Kratom is currently illegal in five other states, but has not been scheduled by the federal government. While some in the medical community have expressed concern, available research and the federal agency responsible for drug abuse have both called for further research to determine how kratom can best fit into the modern medical landscape.
That’s why Congress has called for more research into how kratom can help those seeking relief, including specific language calling for an investigation into how kratom could potentially help ease the pressure of the nation’s current opioid crisis.
The gray area surrounding kratom was at the heart of many of the commenters’ anger at the treatment of Price. Despite the fact that there is no currently accepted medical use for kratom, many commenters shared their personal experience in their support of Price, and as the basis for opposing legal action taken against kratom.
“This is absolutely insane! The Kratom ban is the reason I left Arkansas. It sent me back to addiction,” said commenter Bethany Cook. “Kratom is not a drug! It should have never been banned!”
“This is a gross injustice,” said commenter Gabrielle, “10 years of this man’s life ROBBED because he had some kratom? A benign herb that millions of people in the United States consume daily and without issue? What a complete and utter joke. Shame on the jury, the judge, the police officers, and the entire state of Arkansas.”

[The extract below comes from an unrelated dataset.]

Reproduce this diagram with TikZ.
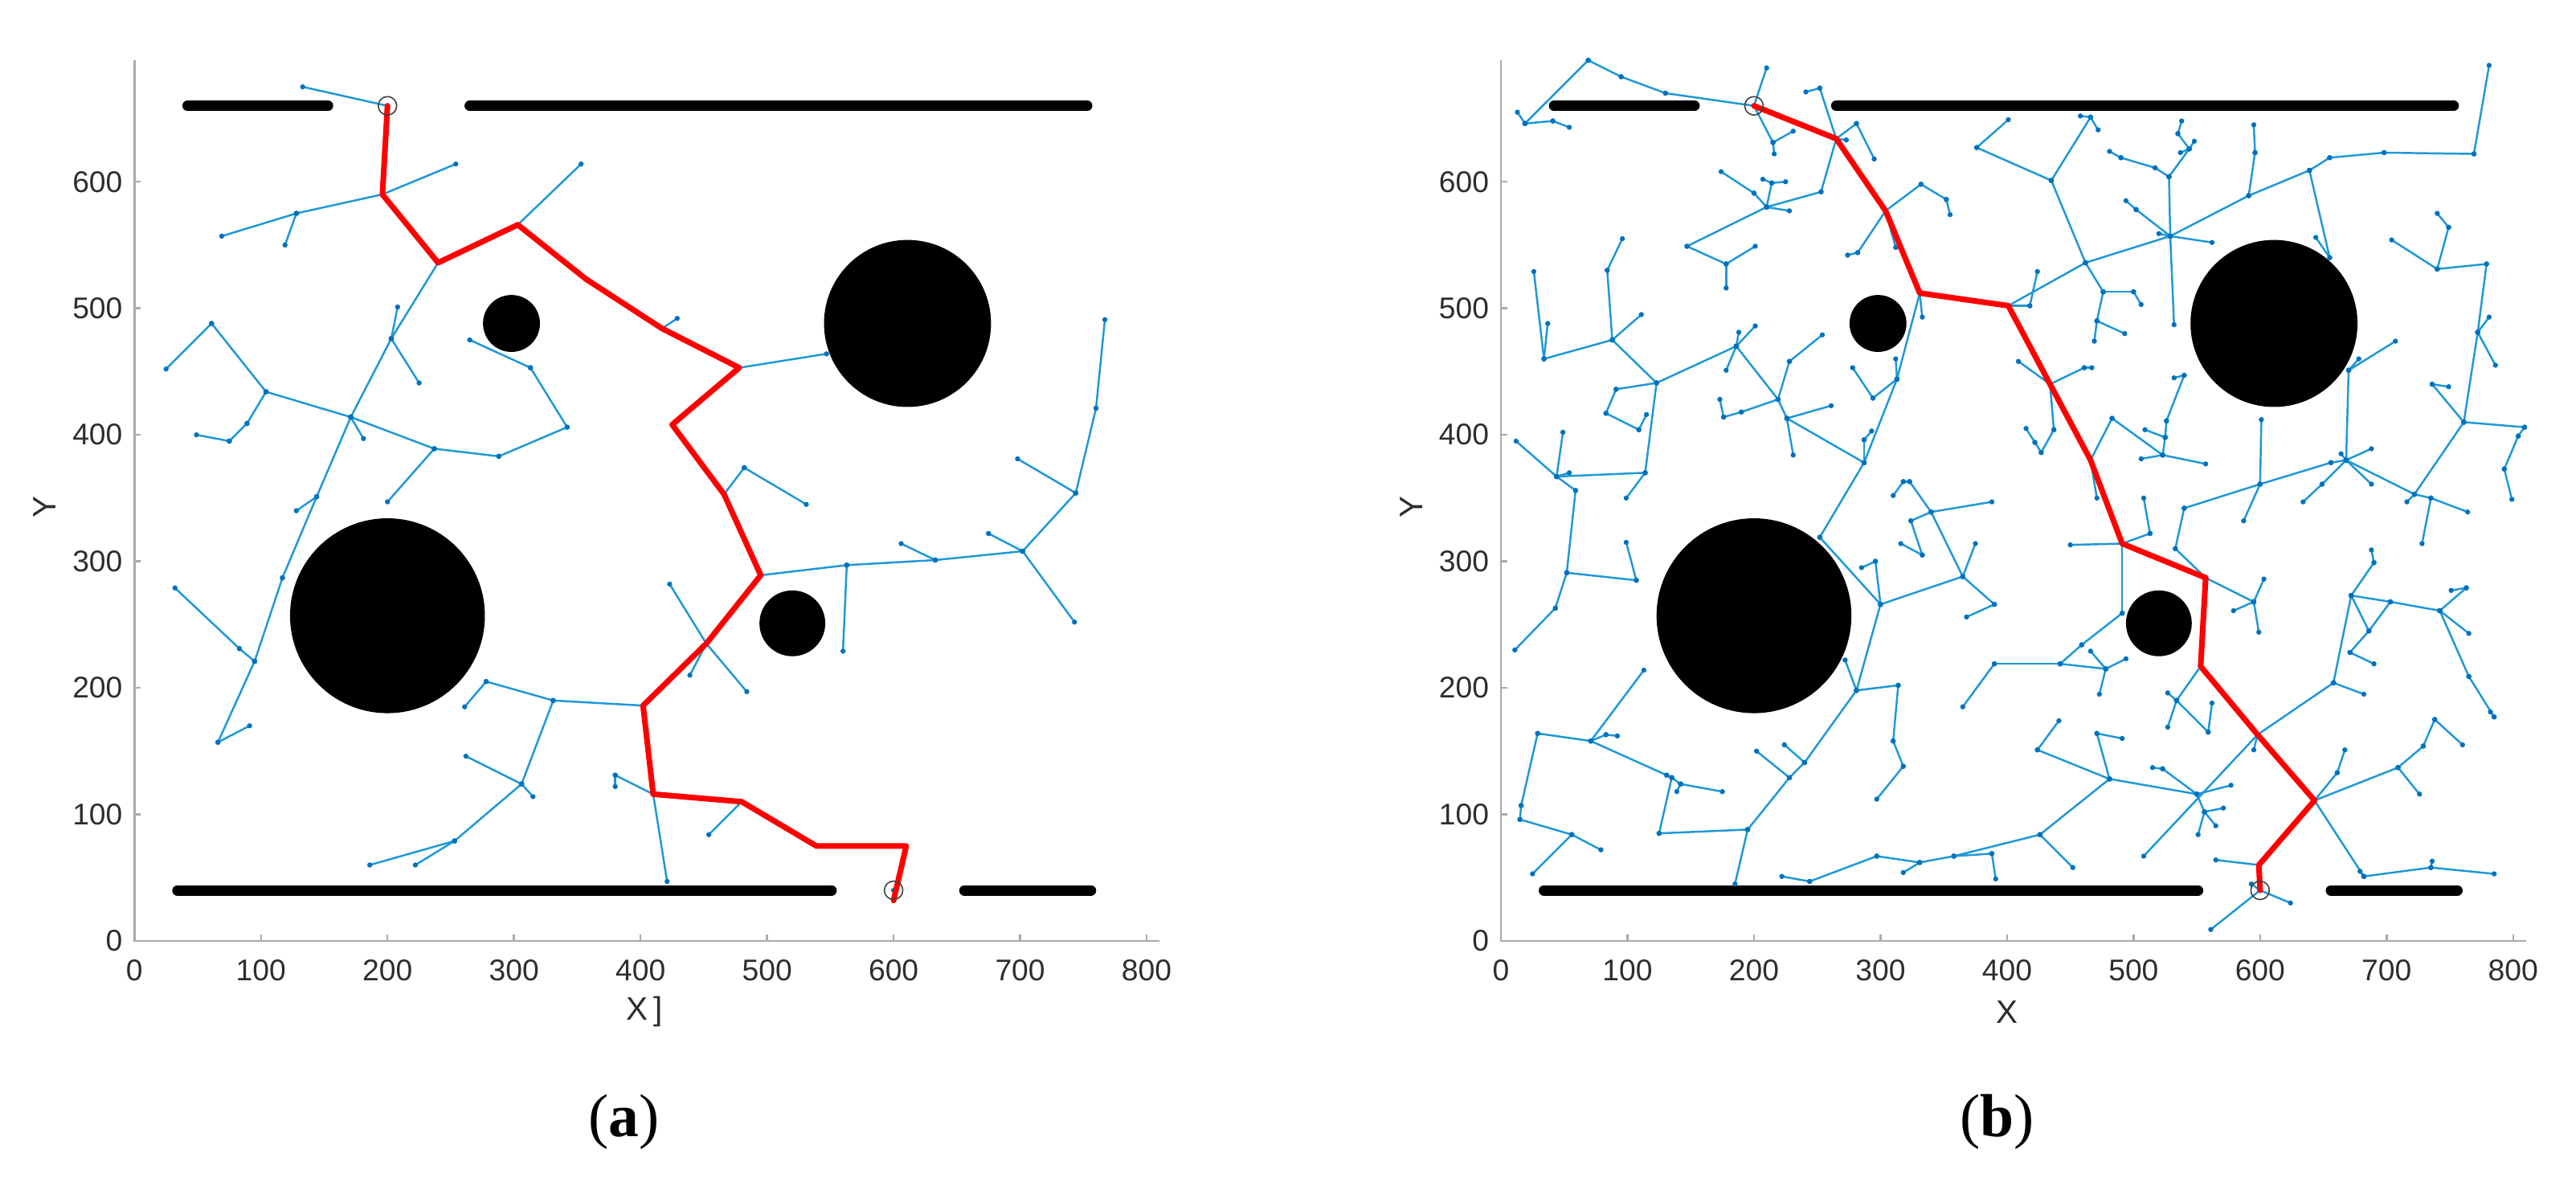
\documentclass[tikz,border=0pt]{standalone}
\usepackage{fontspec}
\setmainfont{Liberation Serif}
\newfontfamily\axfont{Liberation Sans}
\definecolor{edgeblue}{RGB}{30,152,215}
\definecolor{dotblue}{RGB}{0,114,189}
\definecolor{axgray}{RGB}{170,170,170}
\definecolor{txtgray}{RGB}{45,45,45}
\tikzset{
  edge/.style={edgeblue,line width=0.7pt},
  dotc/.style={fill=dotblue},
  redpath/.style={red,line width=2pt,line join=round,line cap=round},
  wall/.style={black,line width=3.7pt,line cap=round},
  obst/.style={fill=black},
  endmark/.style={draw=black!75,line width=0.45pt},
  axisline/.style={axgray,line width=0.7pt},
  ticklab/.style={font=\axfont\fontsize{10.6pt}{12pt}\selectfont,text=txtgray,inner sep=0pt},
  axlab/.style={font=\axfont\fontsize{11.5pt}{13pt}\selectfont,text=txtgray,inner sep=0pt},
  sublab/.style={font=\fontsize{21.5pt}{24pt}\selectfont,inner sep=0pt}
}
\newcommand\drawaxes[1]{%
  \draw[axisline] (0,696) -- (0,0) -- (810,0);
  \foreach \t in {100,200,...,800} \draw[axisline] (\t,0) -- (\t,5);
  \foreach \t in {100,200,...,600} \draw[axisline] (0,\t) -- (5,\t);
  \foreach \t in {0,100,...,800} \node[ticklab] (#1x\t) at (\t,-23) {\t};
  \foreach \t in {0,100,...,600} \node[ticklab,anchor=east] (#1y\t) at (-9,\t) {\t};
  \node[axlab,rotate=90] (#1ylab) at (-71,343) {Y};
}
\newcommand\drawworld{%
  \fill[obst] (200,257) circle[radius=77];
  \fill[obst] (611,488) circle[radius=66];
  \fill[obst] (298,488) circle[radius=22.5];
  \fill[obst] (520,251) circle[radius=26];
  \draw[wall] (42,660) -- (153,660);
  \draw[wall] (265,660) -- (753,660);
  \draw[wall] (34,40) -- (551,40);
  \draw[wall] (656,40) -- (756,40);
}
\def\treeA{200/660/133/675, 196/590/254/614, 196/590/128/575, 128/575/69/557, 128/575/119/550,
303/566/353/614, 240/536/203/476, 203/476/208/501, 203/476/225/441, 203/476/171/414,
171/414/181/397, 171/414/104/434, 104/434/61/488, 61/488/25/452, 104/434/89/409, 89/409/75/395, 75/395/49/400,
171/414/237/389, 237/389/200/347, 237/389/288/383, 288/383/342/406, 342/406/313/453, 313/453/265/475,
171/414/144/351, 144/351/128/340, 144/351/117/287, 117/287/95/221, 95/221/83/231, 83/231/32/279, 95/221/66/157, 66/157/91/170,
417/484/429/492, 478/453/547/464, 466/353/482/374, 482/374/531/345,
495/289/563/297, 563/297/560/229, 563/297/633/301, 633/301/606/314, 633/301/702/308, 702/308/675/322, 702/308/743/252, 702/308/744/354, 744/354/698/381, 744/354/760/421, 760/421/767/491,
452/235/423/282, 452/235/484/197, 452/235/439/210, 480/110/454/84,
410/116/421/47, 410/116/380/131, 380/131/380/122,
402/186/331/190, 331/190/278/205, 278/205/261/185, 331/190/306/124, 306/124/262/146, 306/124/315/114, 306/124/253/79, 253/79/186/60, 253/79/222/60}
\def\treeB{200/660/130/670, 130/670/95/683, 95/683/69/696, 69/696/19/646, 19/646/13/655, 19/646/41/648, 41/648/54/643,
200/660/210/690, 200/660/215/631, 215/631/231/640, 215/631/216/622,
241/671/252/674, 252/674/265/634, 265/634/253/592, 253/592/210/580,
174/608/200/591, 200/591/210/580, 210/580/214/599, 214/599/207/602, 214/599/225/600, 210/580/228/577,
210/580/147/549, 147/549/178/535, 178/535/201/549, 178/535/178/516,
26/529/34/460, 37/488/34/460, 34/460/88/475, 88/475/84/530, 84/530/96/555, 88/475/111/495, 88/475/123/441,
123/441/186/470, 186/470/188/481, 186/470/201/486, 186/470/178/451, 186/470/219/428, 219/428/190/418, 190/418/176/414, 176/414/173/428,
219/428/226/413, 226/413/231/384, 226/413/287/378, 226/413/261/423, 219/428/228/458, 228/458/254/479,
123/441/91/436, 91/436/83/417, 83/417/109/404, 109/404/115/416,
123/441/114/370, 114/370/99/350, 114/370/44/367, 44/367/12/395, 44/367/49/402, 44/367/54/370, 44/367/59/356, 59/356/52/291,
52/291/107/285, 107/285/99/315, 52/291/43/263, 43/263/11/230,
29/164/71/158, 71/158/113/214, 71/158/83/163, 83/163/92/162, 71/158/131/131, 131/131/135/129, 135/129/142/124, 142/124/175/118, 142/124/139/118,
135/129/125/85, 125/85/195/88, 195/88/185/45, 195/88/228/129, 228/129/202/150, 228/129/240/141, 240/141/224/155, 240/141/281/198,
29/164/16/107, 16/107/15/96, 15/96/56/84, 56/84/79/72, 56/84/25/53,
222/51/244/47, 244/47/297/67, 297/67/331/62, 331/62/318/54, 331/62/358/67, 358/67/388/69, 388/69/391/49, 358/67/426/84, 426/84/452/58,
426/84/481/128, 481/128/424/151, 424/151/441/174, 481/128/471/164, 471/164/491/160, 481/128/550/116,
265/634/281/646, 281/646/295/618, 265/634/273/633,
304/577/332/598, 332/598/352/586, 352/586/355/574, 304/577/282/544, 282/544/274/542, 304/577/312/548,
331/512/333/493, 331/512/313/444, 313/444/287/378, 313/444/312/460, 313/444/294/429, 294/429/278/453, 287/378/287/396, 287/396/293/403,
287/378/252/319, 252/319/300/266,
310/352/318/363, 318/363/323/363, 323/363/340/339, 340/339/388/347, 340/339/324/332, 340/339/365/288,
401/502/418/502, 418/502/424/529, 401/502/462/536, 462/536/435/601, 435/601/376/627, 376/627/401/649, 435/601/466/651, 466/651/458/652, 466/651/472/641,
462/536/529/557, 529/557/532/487, 529/557/502/578, 502/578/494/585, 529/557/520/559, 529/557/528/604, 528/604/517/611, 517/611/490/619, 490/619/481/624,
528/604/544/626, 544/626/535/638, 535/638/538/648, 544/626/548/632, 544/626/537/623,
462/536/476/513, 476/513/500/513, 500/513/506/503, 476/513/471/490, 471/490/493/480, 471/490/469/474,
434/440/409/458, 434/440/461/453, 461/453/467/453, 434/440/437/404, 437/404/427/386, 427/386/422/394, 422/394/415/405,
466/380/483/413, 483/413/523/384, 523/384/506/381, 523/384/525/398, 525/398/509/404, 525/398/526/411, 526/411/540/447, 540/447/532/445, 523/384/557/377,
466/380/471/350, 508/350/513/322,
529/557/591/589, 591/589/639/609, 639/609/655/619, 655/619/698/623, 698/623/769/622, 769/622/781/692,
591/589/596/623, 596/623/595/645, 639/609/655/540, 655/540/644/556, 529/557/562/552,
740/575/749/564, 749/564/740/531, 740/531/704/554, 740/531/779/535, 779/535/772/481, 772/481/781/493, 772/481/786/455, 772/481/761/410,
761/410/736/440, 736/440/749/438, 761/410/809/406, 809/406/804/399, 804/399/793/373, 793/373/799/349,
761/410/722/353, 722/353/716/347, 722/353/735/350, 735/350/764/339, 735/350/728/314,
722/353/668/380, 668/380/670/451, 670/451/707/474, 670/451/678/460, 668/380/688/389, 668/380/664/385, 668/380/656/378, 668/380/688/361, 668/380/649/361, 649/361/634/347,
656/378/600/361, 600/361/601/412, 600/361/587/332, 600/361/540/342, 540/342/533/310,
491/314/450/313, 491/314/513/322, 491/314/491/259, 491/259/459/234, 459/234/442/219, 442/219/390/219, 390/219/365/185,
442/219/478/215, 478/215/466/229, 478/215/494/223, 478/215/473/195,
300/266/296/300, 296/300/285/295, 300/266/365/288, 365/288/375/314, 365/288/390/266, 390/266/368/256,
324/332/333/305, 333/305/316/314,
300/266/281/198, 281/198/272/222, 281/198/314/202, 314/202/310/158, 310/158/318/138, 318/138/297/112,
515/137/523/136, 523/136/550/116, 527/196/534/190, 534/190/527/169, 508/67/598/163,
557/287/533/310, 557/287/595/268, 595/268/603/286, 595/268/579/261, 595/268/599/244,
553/217/534/190, 534/190/559/165, 559/165/562/188, 598/163/595/151, 598/163/658/204,
643/111/661/133, 661/133/667/151, 643/111/709/137, 709/137/726/116, 709/137/729/154, 729/154/738/175, 738/175/760/155,
643/111/682/51, 682/51/679/55, 682/51/735/58, 735/58/736/63, 735/58/785/53,
658/204/682/195, 658/204/672/273, 672/273/690/299, 690/299/688/309, 672/273/703/268, 703/268/686/245, 672/273/686/245, 686/245/671/228, 671/228/690/219,
703/268/742/261, 742/261/763/279, 763/279/751/277, 742/261/765/243, 742/261/765/209, 765/209/785/177, 785/177/782/181,
550/116/577/123, 550/116/556/102, 556/102/571/105, 556/102/565/91, 556/102/551/84,
599/60/565/64, 600/40/624/30, 600/40/561/9, 600/40/593/45}
\newcommand\drawtree[1]{%
  \foreach \xa/\ya/\xb/\yb in #1 {\draw[edge] (\xa,\ya) -- (\xb,\yb);}
  \foreach \xa/\ya/\xb/\yb in #1 {\fill[dotc] (\xa,\ya) circle[radius=0.032cm] (\xb,\yb) circle[radius=0.032cm];}
}
\begin{document}
\begin{tikzpicture}
\useasboundingbox (0,0) rectangle (32.06,-14.81);
\fill[white] (0,0) rectangle (32.06,-14.81);
% ---------- panel (a) ----------
\begin{scope}[shift={(1.673,-11.71)},x=0.01575cm,y=0.01575cm]
  \drawaxes{a}
  \node[axlab] (axlab) at (403,-56) {X\,]};
  \drawworld
  \drawtree{\treeA}
  \fill[dotc] (600,40) circle[radius=0.032cm];
  \draw[redpath] (200,660) -- (196,590) -- (240,536) -- (303,566) -- (357,523) -- (417,484) -- (478,453) -- (425,408) -- (466,353) -- (495,289) -- (452,235) -- (402,186) -- (410,116) -- (480,110) -- (539,75) -- (610,75) -- (600,32);
  \draw[endmark] (200,660) circle[radius=0.115cm];
  \draw[endmark] (600,40) circle[radius=0.115cm];
  \node[sublab] (capa) at (387,-143) {(\textbf{a})};
\end{scope}
% ---------- panel (b) ----------
\begin{scope}[shift={(18.68,-11.71)},x=0.01575cm,y=0.01575cm]
  \drawaxes{b}
  \node[axlab] (bxlab) at (400,-56) {X};
  \drawworld
  \drawtree{\treeB}
  \draw[redpath] (200,660) -- (265,634) -- (304,577) -- (331,512) -- (401,502) -- (434,440) -- (466,380) -- (491,314) -- (557,287) -- (553,217) -- (598,163) -- (643,111) -- (599,60) -- (600,40);
  \draw[endmark] (200,660) circle[radius=0.115cm];
  \draw[endmark] (600,40) circle[radius=0.115cm];
  \node[sublab] (capb) at (392,-143) {(\textbf{b})};
\end{scope}
\end{tikzpicture}
\end{document}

In that same news report, the prosecuting attorney was quoted as praising the two deputy prosecutors who handled the case for the state.
“Watts and Butler are sending a clear message: Our communities won’t tolerate drug trafficking. I’m thankful for their hard work and willingness to serve,” said attorney Keith L. Chrestman.
But on the website for the Greene County Sheriff’s office, there are no press releases available for the entire year of 2022, and the website for the prosecuting attorney’s office does not contain such information. That means that for concerned citizens in and around the area, there is no readily available public record of the details of the case, including reasoning for why a search was conducted or exactly how much kratom Price had at the time.
“Great job for ruining a man’s life over a mild, harmless, and clinically helpful herbal medication that’s legal almost everywhere else in the world,” said commenter Dan Mahoney. “I’m sure the cops and prosecutors won’t lose any sleep over it. Ignorance or indifference? Probably both. Just throw another body into that criminal justice meat grinder. Really sad state of affairs.”